─── DATASET CONTENT
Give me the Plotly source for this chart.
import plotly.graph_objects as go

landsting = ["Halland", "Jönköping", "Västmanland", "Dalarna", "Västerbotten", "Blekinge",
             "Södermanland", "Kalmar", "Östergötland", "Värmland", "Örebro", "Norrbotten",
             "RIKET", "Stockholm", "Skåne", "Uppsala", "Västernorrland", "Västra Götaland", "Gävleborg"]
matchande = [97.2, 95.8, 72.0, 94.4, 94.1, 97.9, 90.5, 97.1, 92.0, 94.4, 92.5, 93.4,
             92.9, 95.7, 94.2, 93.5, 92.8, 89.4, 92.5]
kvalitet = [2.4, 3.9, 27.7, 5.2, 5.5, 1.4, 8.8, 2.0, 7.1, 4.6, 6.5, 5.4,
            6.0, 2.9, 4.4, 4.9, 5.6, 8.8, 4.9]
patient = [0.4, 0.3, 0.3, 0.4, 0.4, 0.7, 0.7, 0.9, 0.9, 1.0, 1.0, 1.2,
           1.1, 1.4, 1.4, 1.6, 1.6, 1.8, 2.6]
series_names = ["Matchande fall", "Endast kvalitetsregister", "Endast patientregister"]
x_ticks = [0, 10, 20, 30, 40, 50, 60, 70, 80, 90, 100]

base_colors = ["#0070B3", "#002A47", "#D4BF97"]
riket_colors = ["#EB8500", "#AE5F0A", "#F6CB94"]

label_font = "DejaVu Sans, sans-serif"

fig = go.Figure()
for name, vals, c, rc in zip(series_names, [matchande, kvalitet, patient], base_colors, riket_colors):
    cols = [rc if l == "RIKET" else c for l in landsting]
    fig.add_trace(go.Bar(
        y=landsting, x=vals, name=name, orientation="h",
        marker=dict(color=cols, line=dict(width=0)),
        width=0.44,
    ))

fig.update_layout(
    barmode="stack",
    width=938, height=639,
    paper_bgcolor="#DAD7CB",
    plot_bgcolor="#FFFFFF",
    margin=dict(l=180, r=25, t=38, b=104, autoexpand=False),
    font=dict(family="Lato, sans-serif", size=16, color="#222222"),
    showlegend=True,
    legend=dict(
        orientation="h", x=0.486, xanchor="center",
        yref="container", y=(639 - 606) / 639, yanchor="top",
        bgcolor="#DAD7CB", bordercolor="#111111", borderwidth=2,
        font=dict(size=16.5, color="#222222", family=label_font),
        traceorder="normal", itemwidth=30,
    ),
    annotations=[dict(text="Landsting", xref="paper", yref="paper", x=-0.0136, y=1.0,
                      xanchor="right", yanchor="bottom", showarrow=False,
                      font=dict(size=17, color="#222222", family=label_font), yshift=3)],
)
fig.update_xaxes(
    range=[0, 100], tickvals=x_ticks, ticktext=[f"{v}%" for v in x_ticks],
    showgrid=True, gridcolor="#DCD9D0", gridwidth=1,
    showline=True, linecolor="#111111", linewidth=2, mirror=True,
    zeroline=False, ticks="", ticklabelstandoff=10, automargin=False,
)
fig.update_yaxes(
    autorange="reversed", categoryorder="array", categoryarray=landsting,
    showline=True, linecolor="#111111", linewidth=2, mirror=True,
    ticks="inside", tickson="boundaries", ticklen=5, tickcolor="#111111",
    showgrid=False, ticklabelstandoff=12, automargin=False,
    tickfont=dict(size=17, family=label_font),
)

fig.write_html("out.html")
──────
**AIM OF THE EXERCISE**
Copy every line exactly. Leave nothing out.

**TASK RESULT**
Give me the Plotly source for this chart.
import plotly.graph_objects as go

landsting = ["Halland", "Jönköping", "Västmanland", "Dalarna", "Västerbotten", "Blekinge",
             "Södermanland", "Kalmar", "Östergötland", "Värmland", "Örebro", "Norrbotten",
             "RIKET", "Stockholm", "Skåne", "Uppsala", "Västernorrland", "Västra Götaland", "Gävleborg"]
matchande = [97.2, 95.8, 72.0, 94.4, 94.1, 97.9, 90.5, 97.1, 92.0, 94.4, 92.5, 93.4,
             92.9, 95.7, 94.2, 93.5, 92.8, 89.4, 92.5]
kvalitet = [2.4, 3.9, 27.7, 5.2, 5.5, 1.4, 8.8, 2.0, 7.1, 4.6, 6.5, 5.4,
            6.0, 2.9, 4.4, 4.9, 5.6, 8.8, 4.9]
patient = [0.4, 0.3, 0.3, 0.4, 0.4, 0.7, 0.7, 0.9, 0.9, 1.0, 1.0, 1.2,
           1.1, 1.4, 1.4, 1.6, 1.6, 1.8, 2.6]
series_names = ["Matchande fall", "Endast kvalitetsregister", "Endast patientregister"]
x_ticks = [0, 10, 20, 30, 40, 50, 60, 70, 80, 90, 100]

base_colors = ["#0070B3", "#002A47", "#D4BF97"]
riket_colors = ["#EB8500", "#AE5F0A", "#F6CB94"]

label_font = "DejaVu Sans, sans-serif"

fig = go.Figure()
for name, vals, c, rc in zip(series_names, [matchande, kvalitet, patient], base_colors, riket_colors):
    cols = [rc if l == "RIKET" else c for l in landsting]
    fig.add_trace(go.Bar(
        y=landsting, x=vals, name=name, orientation="h",
        marker=dict(color=cols, line=dict(width=0)),
        width=0.44,
    ))

fig.update_layout(
    barmode="stack",
    width=938, height=639,
    paper_bgcolor="#DAD7CB",
    plot_bgcolor="#FFFFFF",
    margin=dict(l=180, r=25, t=38, b=104, autoexpand=False),
    font=dict(family="Lato, sans-serif", size=16, color="#222222"),
    showlegend=True,
    legend=dict(
        orientation="h", x=0.486, xanchor="center",
        yref="container", y=(639 - 606) / 639, yanchor="top",
        bgcolor="#DAD7CB", bordercolor="#111111", borderwidth=2,
        font=dict(size=16.5, color="#222222", family=label_font),
        traceorder="normal", itemwidth=30,
    ),
    annotations=[dict(text="Landsting", xref="paper", yref="paper", x=-0.0136, y=1.0,
                      xanchor="right", yanchor="bottom", showarrow=False,
                      font=dict(size=17, color="#222222", family=label_font), yshift=3)],
)
fig.update_xaxes(
    range=[0, 100], tickvals=x_ticks, ticktext=[f"{v}%" for v in x_ticks],
    showgrid=True, gridcolor="#DCD9D0", gridwidth=1,
    showline=True, linecolor="#111111", linewidth=2, mirror=True,
    zeroline=False, ticks="", ticklabelstandoff=10, automargin=False,
)
fig.update_yaxes(
    autorange="reversed", categoryorder="array", categoryarray=landsting,
    showline=True, linecolor="#111111", linewidth=2, mirror=True,
    ticks="inside", tickson="boundaries", ticklen=5, tickcolor="#111111",
    showgrid=False, ticklabelstandoff=12, automargin=False,
    tickfont=dict(size=17, family=label_font),
)

fig.write_html("out.html")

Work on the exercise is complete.